### Recorded information
__________________________________________________
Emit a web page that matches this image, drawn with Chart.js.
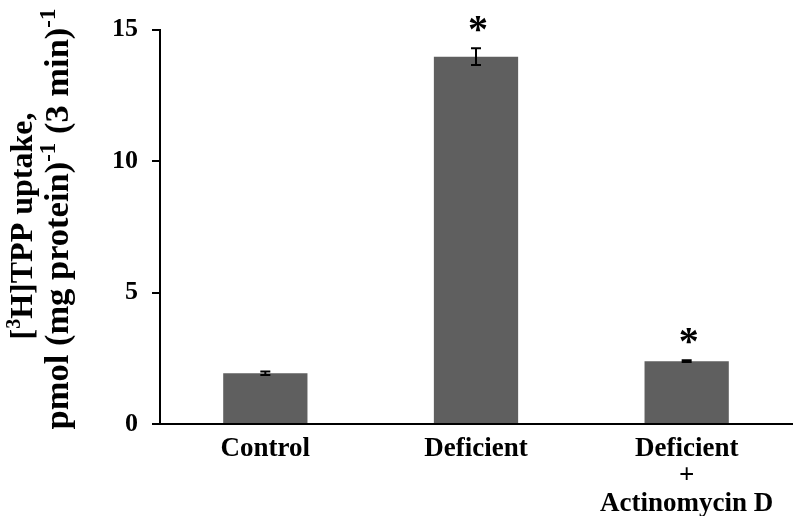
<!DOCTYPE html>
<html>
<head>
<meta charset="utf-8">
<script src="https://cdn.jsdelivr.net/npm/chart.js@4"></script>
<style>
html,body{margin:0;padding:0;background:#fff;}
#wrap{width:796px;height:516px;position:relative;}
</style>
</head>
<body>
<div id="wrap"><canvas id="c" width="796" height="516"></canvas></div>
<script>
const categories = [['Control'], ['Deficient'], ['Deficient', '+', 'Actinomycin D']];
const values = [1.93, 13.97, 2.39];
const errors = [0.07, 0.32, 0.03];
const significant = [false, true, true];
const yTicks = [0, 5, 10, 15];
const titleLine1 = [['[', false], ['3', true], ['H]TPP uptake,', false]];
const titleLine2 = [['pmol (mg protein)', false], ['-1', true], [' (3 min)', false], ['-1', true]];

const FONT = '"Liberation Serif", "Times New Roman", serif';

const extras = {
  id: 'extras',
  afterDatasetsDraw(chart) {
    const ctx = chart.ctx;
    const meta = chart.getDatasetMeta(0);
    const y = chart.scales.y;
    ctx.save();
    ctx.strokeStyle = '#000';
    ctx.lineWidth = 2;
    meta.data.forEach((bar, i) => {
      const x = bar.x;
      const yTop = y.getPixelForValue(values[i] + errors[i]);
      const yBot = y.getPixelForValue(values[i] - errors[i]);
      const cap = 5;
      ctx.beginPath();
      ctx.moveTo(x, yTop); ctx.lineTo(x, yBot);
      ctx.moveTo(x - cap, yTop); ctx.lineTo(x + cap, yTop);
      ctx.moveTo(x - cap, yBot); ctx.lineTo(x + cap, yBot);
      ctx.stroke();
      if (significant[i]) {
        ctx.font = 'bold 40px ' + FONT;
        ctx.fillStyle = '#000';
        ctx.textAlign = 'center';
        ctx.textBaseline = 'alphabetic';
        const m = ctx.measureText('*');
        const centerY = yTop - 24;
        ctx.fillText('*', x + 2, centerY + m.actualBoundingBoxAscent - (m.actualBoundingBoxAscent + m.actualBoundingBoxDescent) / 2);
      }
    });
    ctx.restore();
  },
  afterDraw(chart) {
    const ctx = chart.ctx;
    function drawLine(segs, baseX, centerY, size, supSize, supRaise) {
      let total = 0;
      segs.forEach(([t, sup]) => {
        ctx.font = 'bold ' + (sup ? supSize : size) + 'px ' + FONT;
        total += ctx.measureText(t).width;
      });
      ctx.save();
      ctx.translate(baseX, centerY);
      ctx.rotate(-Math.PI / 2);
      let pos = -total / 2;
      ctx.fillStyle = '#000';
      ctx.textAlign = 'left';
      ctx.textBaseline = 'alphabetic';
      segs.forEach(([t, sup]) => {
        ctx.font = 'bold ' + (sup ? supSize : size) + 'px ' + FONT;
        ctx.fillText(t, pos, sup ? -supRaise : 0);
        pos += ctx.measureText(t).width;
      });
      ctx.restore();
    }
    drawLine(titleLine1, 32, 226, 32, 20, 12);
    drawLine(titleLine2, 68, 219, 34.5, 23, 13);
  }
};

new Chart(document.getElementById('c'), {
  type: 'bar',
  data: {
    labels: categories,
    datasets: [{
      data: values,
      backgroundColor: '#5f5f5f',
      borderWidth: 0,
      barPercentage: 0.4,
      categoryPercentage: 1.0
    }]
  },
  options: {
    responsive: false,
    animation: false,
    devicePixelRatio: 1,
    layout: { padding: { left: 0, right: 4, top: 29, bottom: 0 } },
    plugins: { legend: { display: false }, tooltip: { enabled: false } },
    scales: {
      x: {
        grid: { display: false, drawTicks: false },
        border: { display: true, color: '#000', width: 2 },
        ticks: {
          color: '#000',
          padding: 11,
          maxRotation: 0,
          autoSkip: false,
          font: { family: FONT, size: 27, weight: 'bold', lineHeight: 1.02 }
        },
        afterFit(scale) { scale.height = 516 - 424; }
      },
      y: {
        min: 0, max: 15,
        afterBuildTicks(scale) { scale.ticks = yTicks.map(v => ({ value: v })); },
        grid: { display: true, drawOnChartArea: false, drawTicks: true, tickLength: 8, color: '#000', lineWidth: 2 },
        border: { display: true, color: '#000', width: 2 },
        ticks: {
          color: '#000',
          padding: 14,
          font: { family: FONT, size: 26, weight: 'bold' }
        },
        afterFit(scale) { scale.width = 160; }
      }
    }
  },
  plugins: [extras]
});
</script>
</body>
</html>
__________________________________________________
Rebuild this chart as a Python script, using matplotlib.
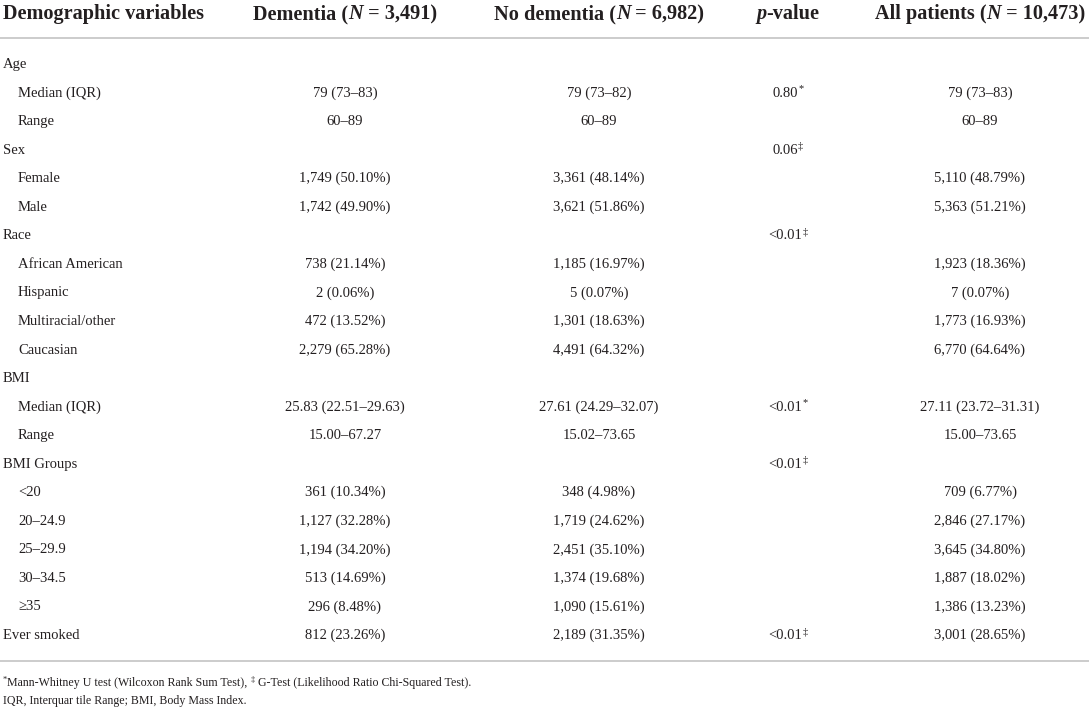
__________________________________________________
### What is required
Say how many lines of the data include the word "this". Respond with the number alone.

### Solution
2